Fix race condition between AppImage daemon and KDE PowerDevil#355
Fix race condition between AppImage daemon and KDE PowerDevil#355LightWayUp wants to merge 5 commits intoprobonopd:masterfrom
Conversation
Update systemd unit file for appimaged service
- Add `Slice=background.slice` to allow systemd to deprioritize appimaged
background service, as AppImage daemon does not provide critical or
time-sensitive services
- New line at the end of appimaged service unit file
- Fix race condition between AppImage daemon and GVfs/KDE Solid UDisks2 volume
monitor
----------------------------------------
AppImage daemon wants to ensure that signals from
`org.gtk.vfs.UDisks2VolumeMonitor` and `org.kde.Solid.Device` would be sent, so
it checks for relevant names on the bus.
For the names to definitely exist on the bus when AppImage daemon checks, it
needs to start later than the services acquiring the names.
Both `gvfs-udisks2-volume-monitor.service` and `plasma-powerdevil.service`
are "static" services (No `[Install]` section, only started if other units
depend on them).
Taking PowerDevil as example, it is depended on by `plasma-workspace.target`.
`plasma-workspace-{x11/wayland}.target` are in turn also static, and only
requested to be started by `startplasma-{x11/wayland}` binaries, which is
executed by SDDM (the display manager) when the user chooses a session and logs
into it.
-----
Previously, appimaged service unit uses `WantedBy=default.target`.
**`default.target` of user units is started when the user service manager is
started.**
(Not to be confused with `default.target` of system units, which is started on
boot, and is often aliased to `multi-user.target` or `graphical.target` system
units.)
The user service manager is normally started at user login. If "user lingering"
is enabled, the user service manager is started as soon as possible after boot.
-----
From the above, we can understand that:
1. Without user lingering:
- System boots, system service manager is started.
- At the login screen, the user chooses a session and enters the password to
log in.
- The user service manager is started, and starts `default.target` and its
dependencies - including `appimaged.service`.
- The binary set as the value of the session's `Exec=` key (for example
`startplasma-wayland`) is executed, and is responsible for setting up and
starting the rest of the session. It requests the proper user service to be
started (`plasma-workspace-wayland.target`).

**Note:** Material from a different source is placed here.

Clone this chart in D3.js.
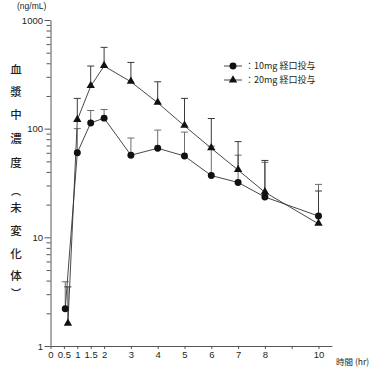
<!DOCTYPE html>
<html>
<head>
<meta charset="utf-8">
<script src="https://cdn.jsdelivr.net/npm/d3@7"></script>
<style>
  html, body { margin: 0; padding: 0; background: #fff; }
  svg { display: block; }
</style>
</head>
<body>
<div id="chart"></div>
<script>
// Data (ng/mL)
const timesLow = [0.55, 1, 1.5, 2, 3, 4, 5, 6, 7, 8, 10];
const meanLow = [2.2, 60, 113, 125, 57, 66, 56, 37, 32, 23.5, 15.7];
const upperLow = [3.9, 100, 147, 150, 82, 97, 93, 69, 57, 49, 30.7];

const timesHigh = [0.65, 1, 1.5, 2, 3, 4, 5, 6, 7, 8, 10];
const meanHigh = [1.6, 120, 246, 377, 270, 173, 106, 66, 41.6, 26, 13.3];
const upperHigh = [3.5, 190, 377, 560, 407, 270, 190, 124, 76, 51, 26.7];

const xTicks = [0, 0.5, 1, 1.5, 2, 3, 4, 5, 6, 7, 8, 9, 10];
const yMajorTicks = [1, 10, 100, 1000];
const legendLabels = ['：10mg 経口投与', '：20mg 経口投与'];
const yTitleChars = ['血', '漿', '中', '濃', '度', '︵', '未', '変', '化', '体', '︶'];

const width = 376;
const height = 370;
const LATIN = 'Helvetica, Arial, "Liberation Sans", sans-serif';
const CJK = '"Noto Sans CJK JP", "Noto Sans", sans-serif';
const INK = '#231f20';

const svg = d3.select('#chart')
    .append('svg')
    .attr('width', width)
    .attr('height', height);

// Scales
const x = d3.scaleLinear()
    .domain([0, 10.5])
    .range([50.5, 50.5 + 10.5 * 26.8]);

const y = d3.scaleLog()
    .domain([1, 1000])
    .range([346, 20]);

// Minor y ticks (2..9 in every decade)
const yMinorTicks = [];
[1, 10, 100].forEach(d => {
    for (let k = 2; k <= 9; k++) yMinorTicks.push(d * k);
});

// Y axis: majors with labels, minors without
svg.append('g')
    .attr('class', 'y-axis')
    .attr('transform', `translate(${x(0)},0)`)
    .call(d3.axisLeft(y)
        .tickValues(yMajorTicks)
        .tickFormat(d3.format('d'))
        .tickSize(6)
        .tickSizeOuter(0)
        .tickPadding(1.5));

svg.append('g')
    .attr('class', 'y-minor')
    .attr('transform', `translate(${x(0)},0)`)
    .call(d3.axisLeft(y)
        .tickValues(yMinorTicks)
        .tickFormat('')
        .tickSize(4))
    .select('.domain').remove();

// X axis
svg.append('g')
    .attr('class', 'x-axis')
    .attr('transform', `translate(0,${y(1)})`)
    .call(d3.axisBottom(x)
        .tickValues(xTicks)
        .tickFormat(d => d === 9 ? '' : d)
        .tickSize(3)
        .tickSizeOuter(0)
        .tickPadding(2));

svg.selectAll('.x-axis, .y-axis, .y-minor')
    .style('font-family', LATIN)
    .style('font-size', '9.5px')
    .style('color', INK);

svg.selectAll('.domain, .tick line')
    .attr('stroke', '#444')
    .attr('stroke-width', 0.9);

// Unit label and axis titles
svg.append('text')
    .attr('x', 17)
    .attr('y', 9)
    .style('font-family', LATIN)
    .style('font-size', '8.5px')
    .style('fill', INK)
    .text('(ng/mL)');

svg.append('text')
    .attr('x', 336)
    .attr('y', 365)
    .style('font-family', CJK)
    .style('font-size', '8.5px')
    .style('fill', INK)
    .text('時間 (hr)');

// vertical title, one glyph per row (brackets a bit smaller)
const yTitlePos = [70, 92, 115, 139, 163, 191, 208, 231, 254, 276, 293];
const isBracket = d => d === '︵' || d === '︶';
svg.append('g')
    .attr('class', 'y-title')
    .selectAll('text')
    .data(yTitleChars)
    .join('text')
    .attr('x', 16)
    .attr('y', (d, i) => yTitlePos[i])
    .attr('dy', '0.35em')
    .attr('text-anchor', 'middle')
    .style('font-family', CJK)
    .style('font-size', d => isBracket(d) ? '10px' : '11.5px')
    .style('font-weight', 500)
    .style('fill', INK)
    .text(d => d);

// Series
const seriesLow = timesLow.map((t, i) => ({ t, v: meanLow[i], up: upperLow[i] }));
const seriesHigh = timesHigh.map((t, i) => ({ t, v: meanHigh[i], up: upperHigh[i] }));

const line = d3.line()
    .x(d => x(d.t))
    .y(d => y(d.v));

const drawErrors = (data, color) => {
    const g = svg.append('g');
    g.selectAll('.err')
        .data(data)
        .join('line')
        .attr('x1', d => x(d.t))
        .attr('x2', d => x(d.t))
        .attr('y1', d => y(d.v))
        .attr('y2', d => y(d.up))
        .attr('stroke', color)
        .attr('stroke-width', 1);
    g.selectAll('.cap')
        .data(data)
        .join('line')
        .attr('x1', d => x(d.t) - 3.5)
        .attr('x2', d => x(d.t) + 3.5)
        .attr('y1', d => y(d.up))
        .attr('y2', d => y(d.up))
        .attr('stroke', color)
        .attr('stroke-width', 1);
};

drawErrors(seriesLow, '#6d6d6d');
drawErrors(seriesHigh, '#3a3a3a');

[seriesLow, seriesHigh].forEach(data => {
    svg.append('path')
        .datum(data)
        .attr('fill', 'none')
        .attr('stroke', '#333')
        .attr('stroke-width', 0.9)
        .attr('d', line);
});

const circleSym = d3.symbol().type(d3.symbolCircle).size(38);
const triSym = d3.symbol().type(d3.symbolTriangle).size(30);

svg.append('g')
    .selectAll('path')
    .data(seriesLow)
    .join('path')
    .attr('transform', d => `translate(${x(d.t)},${y(d.v)})`)
    .attr('d', circleSym)
    .attr('fill', '#111');

svg.append('g')
    .selectAll('path')
    .data(seriesHigh)
    .join('path')
    .attr('transform', d => `translate(${x(d.t)},${y(d.v) - 0.5})`)
    .attr('d', triSym)
    .attr('fill', '#111');

// Legend
const legend = svg.append('g').attr('class', 'legend');
const legendRows = [66, 80];
[circleSym, triSym].forEach((sym, i) => {
    const ly = legendRows[i];
    legend.append('line')
        .attr('x1', 224).attr('x2', 242)
        .attr('y1', ly).attr('y2', ly)
        .attr('stroke', '#333')
        .attr('stroke-width', 0.9);
    legend.append('path')
        .attr('transform', `translate(233,${ly})`)
        .attr('d', sym)
        .attr('fill', '#111');
    legend.append('text')
        .attr('x', 245)
        .attr('y', ly)
        .attr('dy', '0.35em')
        .style('font-family', CJK)
        .style('font-size', '9px')
        .style('fill', INK)
        .text(legendLabels[i]);
});
</script>
</body>
</html>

- The user service manager starts that session-specific service
(`plasma-workspace-wayland.target`) and its dependencies - including
`plasma-powerdevil.service`.
At this point, both AppImage daemon and PowerDevil are starting up.
1.a. If AppImage daemon runs `monitorUdisks()` **before** PowerDevil acquires
the name on the bus, AppImage daemon assumes that volumes can not be monitored,
and sends a notification "Cannot see volumes come and go".
1.b. If AppImage daemon runs `monitorUdisks()` **after** PowerDevil acquires
the name on the bus, everything is fine.
2. With user lingering:
- System boots, system service manager is started.
- The user service manager is started, and starts `default.target` and its
dependencies - including `appimaged.service`.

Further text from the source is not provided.